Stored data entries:
— Start —

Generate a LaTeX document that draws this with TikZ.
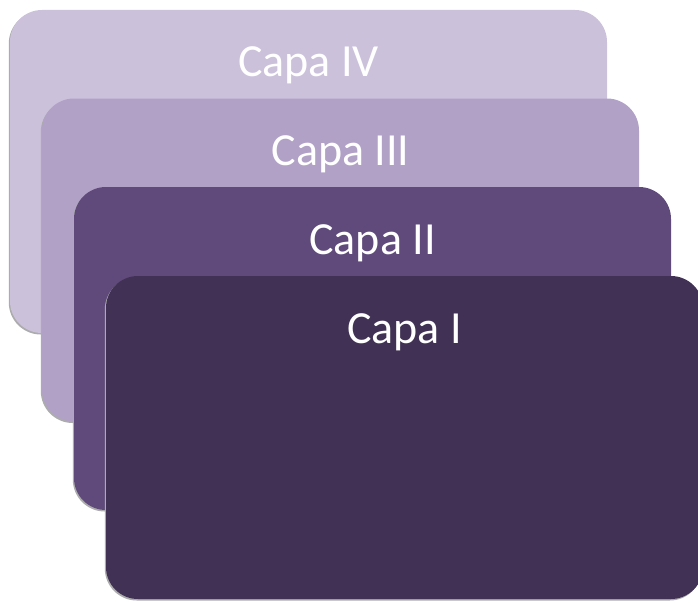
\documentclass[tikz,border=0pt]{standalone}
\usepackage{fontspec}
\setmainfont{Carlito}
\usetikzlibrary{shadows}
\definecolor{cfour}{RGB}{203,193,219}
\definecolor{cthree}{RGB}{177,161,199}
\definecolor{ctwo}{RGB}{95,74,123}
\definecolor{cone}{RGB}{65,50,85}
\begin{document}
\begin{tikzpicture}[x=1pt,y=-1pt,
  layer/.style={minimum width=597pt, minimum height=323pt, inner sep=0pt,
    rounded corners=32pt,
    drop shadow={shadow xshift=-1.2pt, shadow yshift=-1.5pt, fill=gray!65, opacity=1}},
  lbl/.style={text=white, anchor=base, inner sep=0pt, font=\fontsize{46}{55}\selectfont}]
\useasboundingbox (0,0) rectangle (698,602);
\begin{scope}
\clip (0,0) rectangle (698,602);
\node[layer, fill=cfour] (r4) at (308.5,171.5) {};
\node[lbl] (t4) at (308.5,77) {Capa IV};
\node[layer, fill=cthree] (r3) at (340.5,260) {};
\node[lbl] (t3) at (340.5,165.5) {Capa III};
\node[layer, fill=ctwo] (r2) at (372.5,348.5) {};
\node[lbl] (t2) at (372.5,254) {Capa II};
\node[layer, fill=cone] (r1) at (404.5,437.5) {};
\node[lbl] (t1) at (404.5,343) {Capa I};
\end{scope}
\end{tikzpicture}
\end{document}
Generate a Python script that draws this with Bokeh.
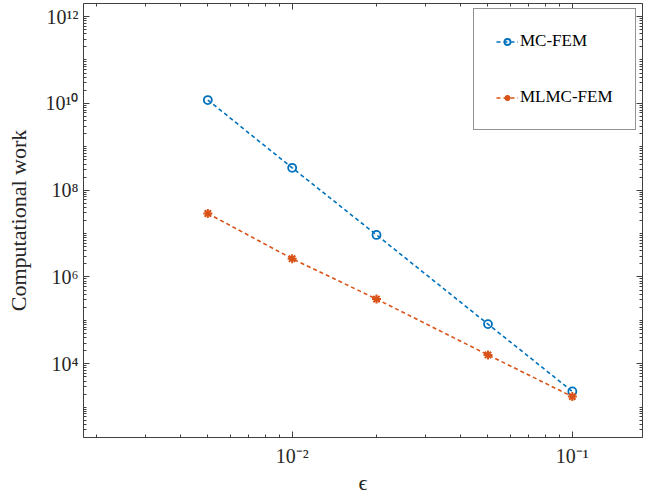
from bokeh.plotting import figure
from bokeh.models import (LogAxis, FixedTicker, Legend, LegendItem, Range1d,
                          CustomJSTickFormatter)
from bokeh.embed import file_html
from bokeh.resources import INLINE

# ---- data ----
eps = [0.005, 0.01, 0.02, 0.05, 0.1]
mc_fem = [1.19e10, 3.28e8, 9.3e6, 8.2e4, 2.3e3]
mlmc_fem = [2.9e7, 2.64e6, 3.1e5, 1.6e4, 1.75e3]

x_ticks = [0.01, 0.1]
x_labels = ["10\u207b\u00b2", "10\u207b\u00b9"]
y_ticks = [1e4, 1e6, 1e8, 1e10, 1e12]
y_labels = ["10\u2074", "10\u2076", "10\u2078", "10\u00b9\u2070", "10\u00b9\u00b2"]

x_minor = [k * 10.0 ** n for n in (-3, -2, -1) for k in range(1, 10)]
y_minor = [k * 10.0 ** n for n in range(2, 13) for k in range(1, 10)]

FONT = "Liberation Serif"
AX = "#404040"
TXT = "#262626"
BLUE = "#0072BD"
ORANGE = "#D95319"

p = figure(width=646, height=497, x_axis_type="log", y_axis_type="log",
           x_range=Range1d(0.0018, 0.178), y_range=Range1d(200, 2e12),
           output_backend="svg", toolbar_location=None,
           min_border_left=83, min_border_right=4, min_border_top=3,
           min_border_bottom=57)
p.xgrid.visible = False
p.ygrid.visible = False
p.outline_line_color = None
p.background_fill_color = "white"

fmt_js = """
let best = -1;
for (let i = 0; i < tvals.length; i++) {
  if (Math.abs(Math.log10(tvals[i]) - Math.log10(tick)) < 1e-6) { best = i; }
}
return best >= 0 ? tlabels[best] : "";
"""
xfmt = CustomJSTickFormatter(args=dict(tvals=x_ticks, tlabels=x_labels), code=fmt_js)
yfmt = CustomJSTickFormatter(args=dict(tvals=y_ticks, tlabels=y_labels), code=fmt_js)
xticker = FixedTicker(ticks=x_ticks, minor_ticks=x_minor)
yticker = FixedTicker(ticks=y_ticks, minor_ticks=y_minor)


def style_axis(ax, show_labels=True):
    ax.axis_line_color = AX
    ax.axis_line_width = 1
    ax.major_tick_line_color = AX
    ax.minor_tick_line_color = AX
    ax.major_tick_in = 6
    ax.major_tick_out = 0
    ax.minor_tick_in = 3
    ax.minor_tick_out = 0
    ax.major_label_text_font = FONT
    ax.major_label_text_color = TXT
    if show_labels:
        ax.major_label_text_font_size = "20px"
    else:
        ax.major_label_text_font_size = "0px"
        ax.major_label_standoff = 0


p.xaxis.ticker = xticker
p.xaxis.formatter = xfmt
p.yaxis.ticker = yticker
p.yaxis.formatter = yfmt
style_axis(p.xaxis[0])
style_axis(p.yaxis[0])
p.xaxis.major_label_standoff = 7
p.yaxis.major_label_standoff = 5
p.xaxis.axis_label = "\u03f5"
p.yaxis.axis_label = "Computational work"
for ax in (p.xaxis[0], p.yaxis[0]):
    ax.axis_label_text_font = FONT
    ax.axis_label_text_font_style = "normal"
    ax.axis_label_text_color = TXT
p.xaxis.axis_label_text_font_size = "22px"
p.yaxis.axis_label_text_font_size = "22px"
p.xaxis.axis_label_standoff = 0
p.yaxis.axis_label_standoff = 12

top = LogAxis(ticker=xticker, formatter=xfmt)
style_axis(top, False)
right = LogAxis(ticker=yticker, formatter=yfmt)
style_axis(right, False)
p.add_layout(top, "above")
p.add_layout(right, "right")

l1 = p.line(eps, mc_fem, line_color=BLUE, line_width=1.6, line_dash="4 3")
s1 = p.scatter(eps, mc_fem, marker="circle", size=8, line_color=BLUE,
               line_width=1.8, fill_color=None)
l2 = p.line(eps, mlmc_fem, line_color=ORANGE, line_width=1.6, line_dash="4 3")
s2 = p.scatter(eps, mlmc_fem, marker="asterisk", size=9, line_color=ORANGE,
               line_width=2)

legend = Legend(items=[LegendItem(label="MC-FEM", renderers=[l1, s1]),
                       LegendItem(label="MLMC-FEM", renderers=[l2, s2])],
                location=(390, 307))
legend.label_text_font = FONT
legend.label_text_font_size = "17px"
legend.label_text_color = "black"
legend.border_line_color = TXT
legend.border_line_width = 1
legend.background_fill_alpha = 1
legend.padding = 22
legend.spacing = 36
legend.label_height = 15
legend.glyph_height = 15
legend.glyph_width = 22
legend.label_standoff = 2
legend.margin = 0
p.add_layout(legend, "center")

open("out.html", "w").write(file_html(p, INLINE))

— End —

◆ Problem details: Among the entries above, how many lines hold the string "with"? Give the number by itself.

◆ Exercise response: 2